There were mistakes too, notably a failed merger with CBS in 1985, where his arrogant demands wrecked the negotiations. "My ego outran my brain," Neuharth admitted to The Boston Globe. Yet amid the vainglory and the self-promotion, Neuharth also did much to advance the presence of women and minorities in America's newsrooms. His 1989 autobiography, Confessions of an S.O.B., was typically no-holds-barred – to the point of featuring two chapters written by his ex-wives. One of them described him as "a snake" who "slithers around and sheds his old skin as he grows." But four years after retiring, the "snake" remarried a chiropractor 26 years his junior and adopted six children.

Neuharth left Gannett Co in 1989, but not the public spotlight. He took over the group's philanthropic arm, the Gannett Foundation, and turned it into the Freedom Forum, a vehicle to promote press freedom. In 1997 the Forum opened the Newseum, the world's first museum devoted to the news. In 2008 it moved from modest initial premises in suburban Virginia to a glitzy site on Pennsylvania Avenue midway between the White House and Capitol Hill, where it has become a Washington, DC tourist attraction in its own right.

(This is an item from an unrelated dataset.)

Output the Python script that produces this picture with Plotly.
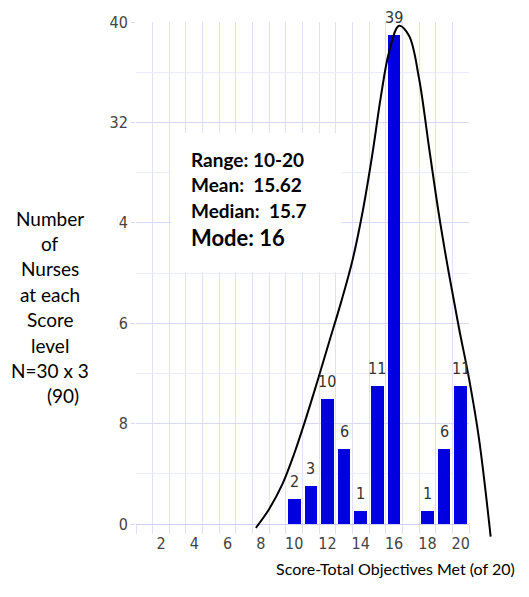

Neuharth's professional legacy is likely to remain contentious. For some he brought long-overdue innovation, helping America's papers gird themselves for the internet onslaught. For others though, he was a bombastic "dumber-down" whose desire to maximise profits and reward investors, rather than strengthening the industry, ultimately weakened it.

Rupert Cornwell

Allen Harold Neuharth, newspaper executive: born Eureka, South Dakota 22 March 1924; President, Gannett Co 1970, CEO 1973-1989; married three times (eight children); died Cocoa Beach, Florida 19 April 2013.